人はどう死ぬのか
『人はどう死ぬのか』は、死に関する本のなかでは割と最近になって買って読んだ一冊。
死は生物としての生命の終わりですから、ある程度は苦しいのは当たり前です。痛みや苦しみは、忌避すればするほど強く感じられます。
私が死を恐れる理由の一端には間違いなく、この予測不能な痛みや苦しみがあります。もちろん怪我なのか病気なのか等、死因によって程度は異なるでしょうし、一概には言えないのでしょうけど。同時に
問題は、死が一発勝負で、練習もやり直しもできないということです。
というのも紛れも無い事実で、「ちょっと痛すぎるから別の死に方でやり直したい」なんてことはできない。当たり前の事実として認めつつ、理不尽だなぁとも思ってしまいます。

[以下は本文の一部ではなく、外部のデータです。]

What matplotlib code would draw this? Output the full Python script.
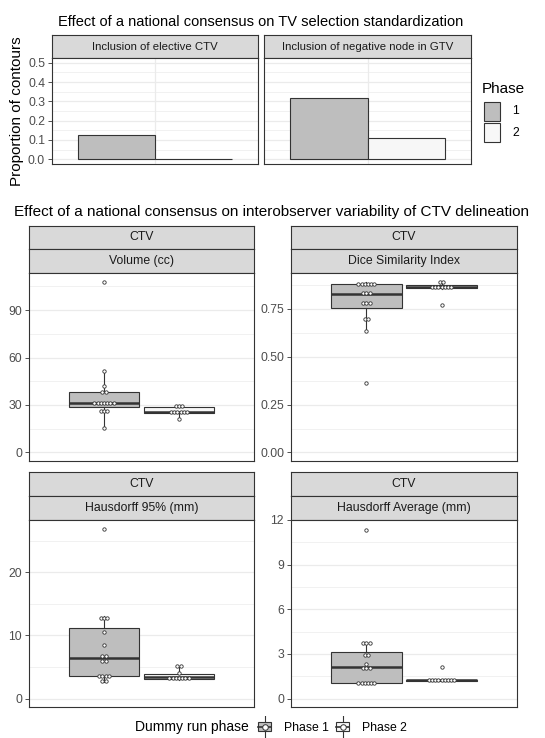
import numpy as np
import matplotlib.pyplot as plt
from matplotlib.patches import Rectangle

plt.rcParams['font.family'] = ['Liberation Sans', 'DejaVu Sans']

# ---- data -------------------------------------------------------------
tv_items = ['Inclusion of elective CTV', 'Inclusion of negative node in GTV']
tv_phase1 = [0.125, 0.315]
tv_phase2 = [0.0, 0.11]
tv_ticks = [0.0, 0.1, 0.2, 0.3, 0.4, 0.5]

metric_names = ['Volume (cc)', 'Dice Similarity Index',
                'Hausdorff 95% (mm)', 'Hausdorff Average (mm)']

volume_p1 = [15.5, 26, 26.5, 27, 29.5, 30, 30.5, 31, 31.5, 32, 32.5, 38, 38.5, 42, 51.5, 108]
volume_p2 = [21, 24.8, 25, 25.2, 25.4, 25.6, 26.8, 29, 29.5, 30]
dice_p1 = [0.364, 0.635, 0.69, 0.70, 0.775, 0.78, 0.785, 0.825, 0.83, 0.835,
           0.875, 0.878, 0.88, 0.882, 0.885, 0.888]
dice_p2 = [0.768, 0.855, 0.858, 0.86, 0.862, 0.864, 0.87, 0.872, 0.89, 0.892]
hd95_p1 = [2.6, 2.8, 3.45, 3.55, 3.65, 3.75, 5.8, 6.0, 6.7, 6.9, 8.4, 10.6, 12.6, 12.8, 13.0, 26.9]
hd95_p2 = [3.0, 3.05, 3.1, 3.2, 3.3, 3.4, 3.6, 4.0, 5.0, 5.2]
hdavg_p1 = [1.0, 1.02, 1.04, 1.06, 1.08, 1.1, 1.95, 2.05, 2.15, 2.32, 2.9, 2.95, 3.7, 3.73, 3.76, 11.3]
hdavg_p2 = [1.18, 1.2, 1.21, 1.22, 1.23, 1.24, 1.25, 1.26, 1.28, 2.13]

metric_p1 = [volume_p1, dice_p1, hd95_p1, hdavg_p1]
metric_p2 = [volume_p2, dice_p2, hd95_p2, hdavg_p2]
metric_ticks = [[0, 30, 60, 90], [0, 0.25, 0.5, 0.75], [0, 10, 20], [0, 3, 6, 9, 12]]
metric_ticklabels = [['0', '30', '60', '90'], ['0.00', '0.25', '0.50', '0.75'],
                     ['0', '10', '20'], ['0', '3', '6', '9', '12']]

# ---- style ------------------------------------------------------------
W, H = 545, 738
fill1, fill2 = '#bebebe', '#f7f7f7'
dark = '#333333'
grid = '#ebebeb'
strip_fill = '#d9d9d9'
tick_col = '#4d4d4d'

fig = plt.figure(figsize=(W / 100, H / 100), dpi=100)


def px(x0, y0, x1, y1):
    return [x0 / W, 1 - y1 / H, (x1 - x0) / W, (y1 - y0) / H]


def style_panel(ax, ticks, labels, ylim, xgrid=True):
    ax.set_xlim(0.4, 1.6)
    ax.set_ylim(*ylim)
    ax.set_yticks(ticks)
    ax.set_yticklabels(labels)
    minor = [(a + b) / 2 for a, b in zip(ticks[:-1], ticks[1:])]
    step = ticks[1] - ticks[0]
    if ticks[-1] + step / 2 < ylim[1]:
        minor.append(ticks[-1] + step / 2)
    ax.set_yticks(minor, minor=True)
    ax.set_xticks([1] if xgrid else [])
    ax.tick_params(axis='x', length=0, labelbottom=False)
    ax.tick_params(axis='y', which='major', length=3, width=0.6, color=dark,
                   labelsize=8.8, labelcolor=tick_col, pad=2)
    ax.tick_params(axis='y', which='minor', length=0)
    ax.grid(True, which='major', color=grid, lw=0.9, zorder=0)
    ax.grid(True, which='minor', axis='y', color=grid, lw=0.5, zorder=0)
    ax.set_axisbelow(True)
    for s in ax.spines.values():
        s.set_color(dark)
        s.set_linewidth(0.8)


def strip(rect, text, size=8.8):
    sa = fig.add_axes(rect)
    sa.set_facecolor(strip_fill)
    sa.set_xticks([])
    sa.set_yticks([])
    for s in sa.spines.values():
        s.set_color(dark)
        s.set_linewidth(0.8)
    sa.text(0.5, 0.5, text, ha='center', va='center', fontsize=size,
            color='#1a1a1a', transform=sa.transAxes)


# ---- top row: bar charts ---------------------------------------------
fig.text(261 / W, 1 - 26.5 / H, 'Effect of a national consensus on TV selection standardization',
         ha='center', va='baseline', fontsize=10.5)

top_x = [(52, 258), (264, 471)]
for i, (x0, x1) in enumerate(top_x):
    strip(px(x0, 35, x1, 58), tv_items[i], size=8.2)
    ax = fig.add_axes(px(x0, 58, x1, 164))
    ax.bar(0.775, tv_phase1[i], width=0.45, color=fill1, edgecolor=dark, lw=0.8, zorder=2)
    ax.bar(1.225, tv_phase2[i], width=0.45, color=fill2, edgecolor=dark, lw=0.8, zorder=2)
    style_panel(ax, tv_ticks, ['%.1f' % t for t in tv_ticks], (-0.025, 0.525))
    if i == 1:
        ax.tick_params(axis='y', labelleft=False, length=0)

fig.text(17 / W, 1 - 111 / H, 'Proportion of contours', rotation=90,
         ha='center', va='center', fontsize=11)

# top legend
fig.text(482 / W, 1 - 93 / H, 'Phase', ha='left', va='baseline', fontsize=11)
for k, (fc, lab) in enumerate([(fill1, '1'), (fill2, '2')]):
    y0 = 102 + k * 21
    fig.add_artist(Rectangle((484 / W, 1 - (y0 + 19) / H), 16 / W, 19 / H,
                             facecolor=fc, edgecolor=dark, lw=0.8,
                             transform=fig.transFigure))
    fig.text(512 / W, 1 - (y0 + 9.5) / H, lab, ha='left', va='center', fontsize=8.8)

# ---- bottom: box + dot plots -----------------------------------------
fig.text(271 / W, 1 - 216 / H,
         'Effect of a national consensus on interobserver variability of CTV delineation',
         ha='center', va='baseline', fontsize=11)


def dot_bins(vals, bw):
    v = np.sort(np.asarray(vals, float))
    out = []
    i = 0
    while i < len(v):
        j = i
        while j + 1 < len(v) and v[j + 1] - v[i] < bw:
            j += 1
        out.append(((v[i] + v[j]) / 2, j - i + 1))
        i = j + 1
    return out


cols = [(29, 254), (291, 517)]
rows = [(226, 249, 273, 461), (472, 496, 520, 707)]
for m in range(4):
    r, c = divmod(m, 2)
    x0, x1 = cols[c]
    s0, s1, p0, p1 = rows[r]
    strip(px(x0, s0, x1, s1), 'CTV')
    strip(px(x0, s1, x1, p0), metric_names[m])
    ax = fig.add_axes(px(x0, p0, x1, p1))
    d1, d2 = metric_p1[m], metric_p2[m]
    top = max(max(d1), max(d2))
    ylim = (-0.05 * top, 1.05 * top)
    ax.boxplot([d1, d2], positions=[0.8, 1.2], widths=0.375, patch_artist=True,
               showfliers=False, showcaps=False,
               boxprops=dict(edgecolor=dark, lw=0.8),
               whiskerprops=dict(color=dark, lw=0.8),
               medianprops=dict(color=dark, lw=1.8), zorder=2)
    for patch, fc in zip(ax.patches, [fill1, fill2]):
        patch.set_facecolor(fc)
    allv = np.concatenate([d1, d2])
    bw = (allv.max() - allv.min()) / 30
    sp = 3.2 * 1.2 / (x1 - x0)
    for xpos, d in [(0.8, d1), (1.2, d2)]:
        for centre, n in dot_bins(d, bw):
            xs = xpos + (np.arange(n) - (n - 1) / 2) * sp
            ax.scatter(xs, np.full(n, centre), s=6, facecolor='white',
                       edgecolor=dark, lw=0.6, zorder=3)
    style_panel(ax, metric_ticks[m], metric_ticklabels[m], ylim, xgrid=False)

# bottom legend
fig.text(249 / W, 1 - 731 / H, 'Dummy run phase', ha='right', va='baseline', fontsize=10)
for k, (fc, lab, kx) in enumerate([(fill1, 'Phase 1', 256), (fill2, 'Phase 2', 334)]):
    ka = fig.add_axes(px(kx, 716, kx + 17, 738))
    ka.set_xlim(0, 1)
    ka.set_ylim(0, 1)
    ka.axis('off')
    ka.plot([0.5, 0.5], [0.0, 1.0], color=dark, lw=0.8, zorder=1)
    ka.add_patch(Rectangle((0.1, 0.3), 0.8, 0.42, facecolor=fc, edgecolor=dark, lw=0.8, zorder=2))
    ka.plot([0.1, 0.9], [0.5, 0.5], color=dark, lw=1.2, zorder=3)
    ka.scatter([0.5], [0.5], s=16, facecolor='white', edgecolor=dark, lw=0.7, zorder=4)
    fig.text((kx + 28) / W, 1 - 731 / H, lab, ha='left', va='baseline', fontsize=8.8)

fig.savefig('out.png', dpi=100)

病院に行くなら、助かる可能性もあるけれど、悲惨な延命治療になる危険性もある、病院に行かないなら、そのまま亡くなる危険性もあるけれど、悲惨な延命治療は避けられる
本書では何度か、同様のメッセージが繰り返されたように思うのですけど、病院のお世話になることが必ずしも良い結末をもたらすとは限らない、と。どう死にたいかは、どう生きたいかと表裏一体なわけですね。
足るを知る。これが私が父から受け継いだ上手に死ぬための秘訣です。
うーん、結局そこに行き着くのねという印象。もし仮に自分がこの先、不治の病にでもなったら、移動できるうちにまた龍安寺に行って「吾唯足知」のつくばいを眺めるかな。
「メメント・モリ」には、もともと「我々は必ず死ぬのだから、今のうちに食べて飲んで、人生を楽しめ」という意味があった
メメント・モリ、死を想えという言葉は、田坂広志先生の著書や講演にたびたび出てくるのでよく誦じるけれど、上記の意味は知りませんでした。楽しもう!!